Dedicaron una hora más a leer todo lo posible sobre la guerra greco-persa durante el reinado de Jerjes, luego hicieron una pausa para ir a cenar a la terraza del restaurante que daba al puerto, ya a oscuras. La combinación de la altitud, el impresionante panorama y la fatiga del viaje les había provocado un tremendo apetito. Comieron con placer los platos bávaros: Kalte Braten, lonchas muy finas de cerdo asado frío con pan y rábanos; Kartoffelsalat, una ensalada de patatas marinada; y filetes de trucha asalmonada cocidos en Kristallweissbier, todo acompañado con un vino bacchus de Franconia servido en su tradicional botella chata, conocida como Bocksheutel. Por último bajaron la comida con sendas jarras de Weizenbier bien frías. La elección de una bebida a una temperatura por debajo de la ambiente atrajo las miradas curiosas de una pareja de residentes locales sentados a una mesa cercana, y la escueta explicación de Sam —«Americanos»— dio lugar a grandes sonrisas y a la invitación a una ronda.

Ahítos y un tanto achispados, subieron a la habitación, pidieron una cafetera y volvieron al trabajo.

—El punto importante de toda la campaña parece haber sido el saqueo de Atenas —señaló Remi—. Era la base del poder griego.

—Tracia y Macedonia no fueron más que ejercicios de calentamiento —admitió Sam—. Se reservó la mayor parte de su furia para Atenas. Por lo tanto, hagamos otro supuesto: Jerjes dominó a los babilonios al robar y destruir el ídolo de Bel-Marduk. ¿No estaría dispuesto a hacer lo mismo con los griegos?

Remi ya estaba leyendo el informe de Selma.

—Creo que decía algo... Sí, aquí está: Delfos.

—¿Cómo? ¿El Oráculo de Delfos?

—El mismo.
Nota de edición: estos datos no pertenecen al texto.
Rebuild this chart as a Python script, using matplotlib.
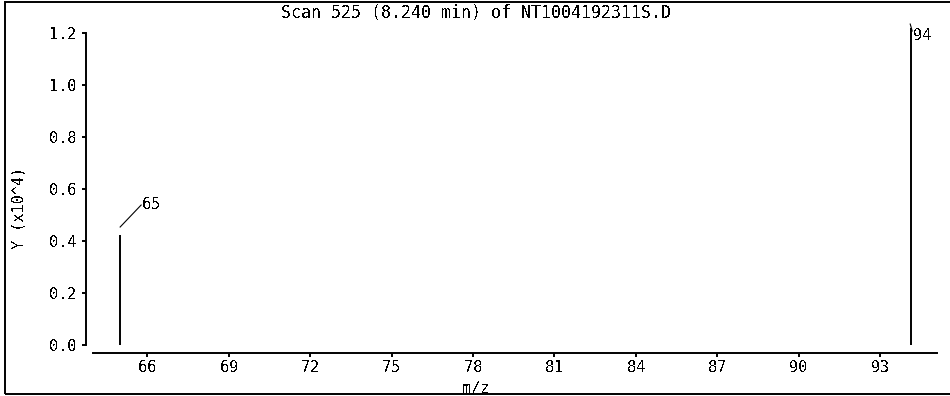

Jerjes lo tenía en el punto de mira.

Ubicado a ciento sesenta kilómetros al noroeste de Atenas, en las laderas del monte Parnaso, el santuario de Delfos, dedicado al dios Apolo, era un complejo de templos que incluían la cueva Coricio, la fuente de Castalia, el altar de los Quíos, la Stoa de los atenienses y el templo de Apolo, donde vivía el Oráculo, además de numerosos tesoros, un estadio y un teatro.